→ WHAT THIS TASK INVOLVES
Leave out the pictures, and write out exactly the lines from the beginning of the material to the line holding "9100,9200,9300,9400,9500,9600,9700,9800,9900,10000];", that line included, and nothing else.

****************************************

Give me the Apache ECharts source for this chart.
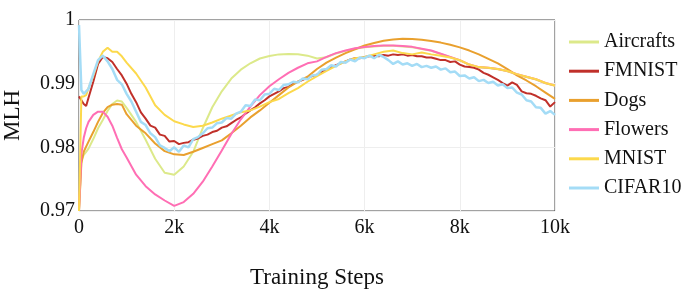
<!DOCTYPE html>
<html>
<head>
<meta charset="utf-8">
<script src="https://cdn.jsdelivr.net/npm/echarts@6/dist/echarts.min.js"></script>
<style>html,body{margin:0;padding:0;background:#fff;}#c{width:700px;height:291px;}</style>
</head>
<body>
<div id="c"></div>
<script>
const steps = [0,50,100,150,200,300,400,500,600,700,800,900,1000,
  1200,1400,1600,1800,2000,2200,2400,2600,2800,3000,3200,3400,3600,3800,4000,
  4200,4400,4600,4800,5000,5200,5400,5600,5800,6000,6200,6400,6600,6800,7000,
  7200,7400,7600,7800,8000,8200,8400,8600,8800,9000,9200,9400,9600,9800,10000];

const fineSteps = [0,50,100,150,200,300,400,500,600,700,800,900,1000,
  1100,1200,1300,1400,1500,1600,1700,1800,1900,2000,2100,2200,2300,2400,2500,2600,2700,2800,2900,3000,
  3100,3200,3300,3400,3500,3600,3700,3800,3900,4000,4100,4200,4300,4400,4500,4600,4700,4800,4900,5000,
  5100,5200,5300,5400,5500,5600,5700,5800,5900,6000,6100,6200,6300,6400,6500,6600,6700,6800,6900,7000,
  7100,7200,7300,7400,7500,7600,7700,7800,7900,8000,8100,8200,8300,8400,8500,8600,8700,8800,8900,9000,
  9100,9200,9300,9400,9500,9600,9700,9800,9900,10000];

const aircrafts = [0.970,0.9780,0.9788,0.9793,0.9798,0.9813,0.9830,0.9843,0.9857,0.9868,0.98735,0.9872,0.9862,
  0.9840,0.9812,0.9782,0.9760,0.9757,0.9770,0.9793,0.9830,0.9863,0.9888,0.9908,0.9922,0.9932,0.99395,0.99435,
  0.9946,0.99466,0.99463,0.9944,0.99395,0.99415,0.99475,0.99515,0.9955,0.99571,0.99585,0.99595,0.99595,0.99585,0.99573,
  0.99545,0.99515,0.99465,0.99415,0.99365,0.99295,0.99255,0.99245,0.99225,0.99195,0.99145,0.99105,0.99065,0.99005,0.98965];

const fmnist = [0.9880,0.9874,0.9868,0.9865,0.9878,0.9903,0.9931,0.9942,0.9940,0.9934,0.9923,0.9913,0.9900,
  0.9884,0.9871,0.9855,0.9845,0.9834,0.9831,0.9820,0.9818,0.9809,0.9810,0.9805,0.9807,0.9808,0.9812,0.9814,0.9818,0.9820,0.9824,0.9826,0.9831,
  0.9833,0.9838,0.9843,0.9847,0.9853,0.9858,0.9863,0.9869,0.9874,0.9880,0.9884,0.9888,0.9893,0.9895,0.9900,0.9903,0.9906,0.9909,0.9912,0.9914,
  0.9919,0.9922,0.9926,0.9929,0.9932,0.9935,0.9938,0.9940,0.9940,0.9942,0.9943,0.9944,0.9943,0.9945,0.9944,0.9946,0.9945,0.9946,0.9944,0.9945,
  0.9943,0.9943,0.9941,0.9941,0.9939,0.9937,0.9937,0.9934,0.9935,0.9930,0.9927,0.9926,0.9925,0.9922,0.9917,0.9914,0.9910,0.9906,0.9901,0.9897,
  0.9902,0.9898,0.9888,0.9885,0.9884,0.9881,0.9877,0.9874,0.9864,0.9871];

const dogs = [0.970,0.9775,0.9793,0.9801,0.9809,0.9824,0.9840,0.9854,0.9863,0.9867,0.9868,0.9867,0.9852,
  0.9834,0.9822,0.9806,0.9794,0.9789,0.9788,0.9793,0.9799,0.9805,0.9811,0.9822,0.9834,0.9847,0.9858,0.9870,
  0.9882,0.9894,0.9903,0.9911,0.9923,0.9933,0.9941,0.9948,0.9954,0.9960,0.9964,0.99675,0.99695,0.99705,0.9970,
  0.9969,0.9967,0.99645,0.9961,0.9957,0.9952,0.9946,0.9939,0.9932,0.9923,0.9913,0.9905,0.9896,0.9886,0.9876];

const flowers = [0.970,0.9790,0.9815,0.9830,0.9840,0.9851,0.9856,0.9856,0.9848,0.9834,0.9815,0.9797,0.9784,
  0.9757,0.9739,0.9726,0.97165,0.9708,0.9714,0.9727,0.9746,0.9770,0.9795,0.9821,0.9844,0.9864,0.9882,0.9896,
  0.9907,0.9917,0.9925,0.9932,0.9935,0.9942,0.9948,0.9952,0.99555,0.99576,0.9959,0.9960,0.9960,0.9959,0.99578,
  0.9955,0.9952,0.9947,0.9942,0.9937,0.9930,0.9926,0.9925,0.9923,0.9920,0.9915,0.9911,0.9907,0.9901,0.9897];

const mnist = [0.970,0.9880,0.9880,0.9882,0.9893,0.9912,0.9935,0.9950,0.99566,0.9950,0.9950,0.9943,0.9933,
  0.9916,0.9894,0.9866,0.9851,0.9841,0.9836,0.9832,0.9834,0.9839,0.9845,0.9850,0.9855,0.9858,0.9864,0.9871,
  0.9876,0.9885,0.9893,0.9903,0.9912,0.9920,0.9928,0.9935,0.9940,0.9942,0.9946,0.9950,0.9952,0.9948,0.9946,
  0.9949,0.9946,0.9944,0.9941,0.9937,0.9930,0.9926,0.9925,0.9923,0.9920,0.9915,0.9911,0.9907,0.9901,0.9897];

const cifar10 = [0.9992,0.9890,0.9884,0.9888,0.9892,0.9915,0.9937,0.9944,0.9935,0.9923,0.9906,0.9899,0.9884,
  0.9872,0.9856,0.9840,0.9835,0.9822,0.9816,0.9803,0.9799,0.9794,0.9800,0.9793,0.9803,0.9800,0.9813,0.9816,0.9822,0.9830,0.9831,0.9838,0.9839,
  0.9846,0.9845,0.9853,0.9856,0.9866,0.9865,0.9875,0.9874,0.9883,0.9884,0.9892,0.9890,0.9898,0.9899,0.9903,0.9902,0.9908,0.9907,0.9913,0.9914,
  0.9922,0.9923,0.9929,0.9927,0.9934,0.9933,0.9938,0.9935,0.9941,0.9940,0.9944,0.9940,0.9945,0.9942,0.9937,0.9931,0.9935,0.9930,0.9932,0.9928,
  0.9931,0.9926,0.9928,0.9925,0.9927,0.9922,0.9924,0.9918,0.9919,0.9912,0.9913,0.9908,0.9910,0.9904,0.9906,0.9901,0.9903,0.9897,0.9899,0.9893,
  0.9894,0.9886,0.9883,0.9874,0.9872,0.9863,0.9862,0.9853,0.9857,0.9851];

const seriesNames = ['Aircrafts','FMNIST','Dogs','Flowers','MNIST','CIFAR10'];
const seriesValues = [aircrafts, fmnist, dogs, flowers, mnist, cifar10];
const seriesSteps = [steps, fineSteps, steps, steps, steps, fineSteps];
const seriesColors = ['#dce98a','#c0302a','#e9a02e','#ff6eb4','#fcd94c','#a4dcf6'];
const seriesWidths = [2,2,2,2,2,2.5];

const FONT = '"Liberation Serif", "Times New Roman", serif';
const chart = echarts.init(document.getElementById('c'), null, {renderer:'canvas'});
chart.setOption({
  animation: false,
  backgroundColor: '#fff',
  grid: {left: 79, right: 145, top: 20, bottom: 80, show: true, borderColor: '#444', borderWidth: 1,
    backgroundColor: 'transparent', containLabel: false, outerBoundsMode: 'none'},
  legend: {
    orient: 'vertical', left: 569, top: 32, padding: 0, itemWidth: 30, itemHeight: 3, itemGap: 9.2, icon: 'rect',
    textStyle: {fontFamily: FONT, fontSize: 20, color: '#111', lineHeight: 20},
    data: seriesNames
  },
  xAxis: {
    type: 'value', min: 0, max: 10000, interval: 2000,
    name: 'Training Steps', nameLocation: 'middle', nameGap: 55,
    nameTextStyle: {fontFamily: FONT, fontSize: 23, color: '#111'},
    axisLine: {show: false}, axisTick: {show: false},
    axisLabel: {fontFamily: FONT, fontSize: 20, color: '#111', margin: 7,
      formatter: v => v === 0 ? '0' : (v/1000) + 'k'},
    splitLine: {show: true, lineStyle: {color: '#eeeeee', width: 1}}
  },
  yAxis: {
    type: 'value', min: 0.97, max: 1.0, interval: 0.01,
    name: 'MLH', nameLocation: 'middle', nameGap: 55,
    nameTextStyle: {fontFamily: FONT, fontSize: 23, color: '#111'},
    axisLine: {show: false}, axisTick: {show: false},
    axisLabel: {fontFamily: FONT, fontSize: 20, color: '#111', margin: 4,
      formatter: v => String(+v.toFixed(2))},
    splitLine: {show: true, lineStyle: {color: '#eeeeee', width: 1}}
  },
  series: seriesNames.map((n, k) => ({
    name: n, type: 'line', symbol: 'none', smooth: false,
    data: seriesSteps[k].map((s, i) => [s, seriesValues[k][i]]),
    lineStyle: {color: seriesColors[k], width: seriesWidths[k]},
    itemStyle: {color: seriesColors[k]}
  }))
});
</script>
</body>
</html>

****************************************

→ CORRECT ANSWER
Give me the Apache ECharts source for this chart.
<!DOCTYPE html>
<html>
<head>
<meta charset="utf-8">
<script src="https://cdn.jsdelivr.net/npm/echarts@6/dist/echarts.min.js"></script>
<style>html,body{margin:0;padding:0;background:#fff;}#c{width:700px;height:291px;}</style>
</head>
<body>
<div id="c"></div>
<script>
const steps = [0,50,100,150,200,300,400,500,600,700,800,900,1000,
  1200,1400,1600,1800,2000,2200,2400,2600,2800,3000,3200,3400,3600,3800,4000,
  4200,4400,4600,4800,5000,5200,5400,5600,5800,6000,6200,6400,6600,6800,7000,
  7200,7400,7600,7800,8000,8200,8400,8600,8800,9000,9200,9400,9600,9800,10000];

const fineSteps = [0,50,100,150,200,300,400,500,600,700,800,900,1000,
  1100,1200,1300,1400,1500,1600,1700,1800,1900,2000,2100,2200,2300,2400,2500,2600,2700,2800,2900,3000,
  3100,3200,3300,3400,3500,3600,3700,3800,3900,4000,4100,4200,4300,4400,4500,4600,4700,4800,4900,5000,
  5100,5200,5300,5400,5500,5600,5700,5800,5900,6000,6100,6200,6300,6400,6500,6600,6700,6800,6900,7000,
  7100,7200,7300,7400,7500,7600,7700,7800,7900,8000,8100,8200,8300,8400,8500,8600,8700,8800,8900,9000,
  9100,9200,9300,9400,9500,9600,9700,9800,9900,10000];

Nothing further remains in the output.